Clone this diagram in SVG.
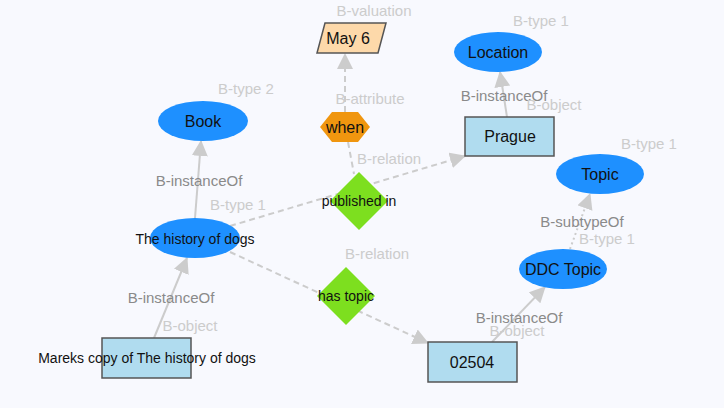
<svg xmlns="http://www.w3.org/2000/svg" width="724" height="408" viewBox="0 0 724 408">
<defs>
<marker id="ah" markerUnits="userSpaceOnUse" markerWidth="16" markerHeight="16" refX="15" refY="8" orient="auto" viewBox="0 0 16 16">
<path d="M0,0 L16,8 L0,16 z" fill="#cccccc"/>
</marker>
</defs>
<style>
text{font-family:"Liberation Sans",Arial,sans-serif;}
.nt{font-size:16px;fill:#111;text-anchor:middle;dominant-baseline:central;}
.st{font-size:14px;fill:#111;text-anchor:middle;dominant-baseline:central;}
.el{font-size:15px;fill:#8a8a8a;text-anchor:middle;dominant-baseline:central;}
.ll{font-size:15px;fill:#cccccc;text-anchor:middle;dominant-baseline:central;}
.ell{fill:#1e90ff;}
.box{fill:#b0dcef;stroke:#555;stroke-width:1.5;}
.solid{stroke:#cccccc;stroke-width:2;fill:none;}
.dash{stroke:#cccccc;stroke-width:2;fill:none;stroke-dasharray:6,4;}
.dot{stroke:#cccccc;stroke-width:2;fill:none;stroke-dasharray:2,3;}
</style>
<rect width="724" height="408" fill="#f8f9fe"/>
<g id="connectors">
<line class="dash" x1="345" y1="112" x2="345" y2="54" marker-end="url(#ah)"/>
<line class="dash" x1="348" y1="142" x2="354" y2="174"/>
<line class="solid" x1="507" y1="117" x2="500" y2="72" marker-end="url(#ah)"/>
<line class="solid" x1="195" y1="218" x2="201" y2="141" marker-end="url(#ah)"/>
<line class="dash" x1="230" y1="226" x2="465" y2="156" marker-end="url(#ah)"/>
<line class="dash" x1="230" y1="252" x2="428" y2="343" marker-end="url(#ah)"/>
<line class="solid" x1="154" y1="338" x2="187" y2="258" marker-end="url(#ah)"/>
<line class="dot" x1="570" y1="249" x2="590" y2="194" marker-end="url(#ah)"/>
<line class="solid" x1="492" y1="342" x2="545" y2="287" marker-end="url(#ah)"/>
<text class="ll" x="374" y="10">B-valuation</text>
<text class="ll" x="370" y="98">B-attribute</text>
<text class="ll" x="541" y="20">B-type 1</text>
<text class="el" x="504" y="95">B-instanceOf</text>
<text class="ll" x="554" y="104">B-object</text>
<text class="ll" x="246" y="88">B-type 2</text>
<text class="el" x="199" y="180">B-instanceOf</text>
<text class="ll" x="238" y="204">B-type 1</text>
<text class="ll" x="389" y="158">B-relation</text>
<text class="ll" x="377" y="253">B-relation</text>
<text class="ll" x="649" y="143">B-type 1</text>
<text class="el" x="582" y="221">B-subtypeOf</text>
<text class="ll" x="607" y="238">B-type 1</text>
<text class="el" x="171" y="297">B-instanceOf</text>
<text class="ll" x="190" y="325">B-object</text>
<text class="el" x="519" y="317">B-instanceOf</text>
<text class="ll" x="517" y="330">B-object</text>
</g>
<g id="may6">
<polygon points="325,23 386,23 378,53 317,53" fill="#fdd9aa" stroke="#555" stroke-width="1.5"/>
<text class="nt" x="348" y="38">May 6</text>
</g>
<g id="location">
<ellipse class="ell" cx="498" cy="52" rx="44" ry="20"/>
<text class="nt" x="498" y="52">Location</text>
</g>
<g id="prague">
<rect class="box" x="465" y="117" width="89" height="39"/>
<text class="nt" x="510" y="136">Prague</text>
</g>
<g id="book">
<ellipse class="ell" cx="203" cy="121" rx="45" ry="20"/>
<text class="nt" x="203" y="121">Book</text>
</g>
<g id="history">
<ellipse class="ell" cx="195" cy="238" rx="45" ry="20"/>
<text class="st" x="195" y="239">The history of dogs</text>
</g>
<g id="when">
<polygon points="320,127 332,112 358,112 370,127 358,142 332,142" fill="#f0960f"/>
<text class="nt" x="345" y="127">when</text>
</g>
<g id="publishedin">
<polygon points="359,172 388,201 359,230 330,201" fill="#7ddf1f"/>
<text class="st" x="359" y="201">published in</text>
</g>
<g id="hastopic">
<polygon points="346,267 375,296 346,325 317,296" fill="#7ddf1f"/>
<text class="st" x="346" y="296">has topic</text>
</g>
<g id="topic">
<ellipse class="ell" cx="600" cy="174" rx="44" ry="20"/>
<text class="nt" x="600" y="174">Topic</text>
</g>
<g id="ddctopic">
<ellipse class="ell" cx="563" cy="269" rx="44" ry="20"/>
<text class="nt" x="563" y="269">DDC Topic</text>
</g>
<g id="n02504">
<rect class="box" x="428" y="342" width="89" height="40"/>
<text class="nt" x="472" y="362">02504</text>
</g>
<g id="mareks">
<rect class="box" x="102" y="338" width="89" height="40"/>
<text class="st" x="147" y="358">Mareks copy of The history of dogs</text>
</g>
</svg>
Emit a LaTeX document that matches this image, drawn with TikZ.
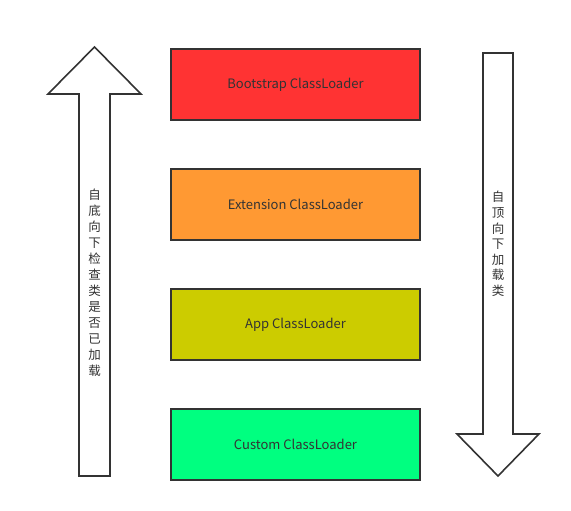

• • • • • • •

■ Description of the task: Determine the number of lines in these entries that contain the word "this", and write only that number.

■ Correct output: 2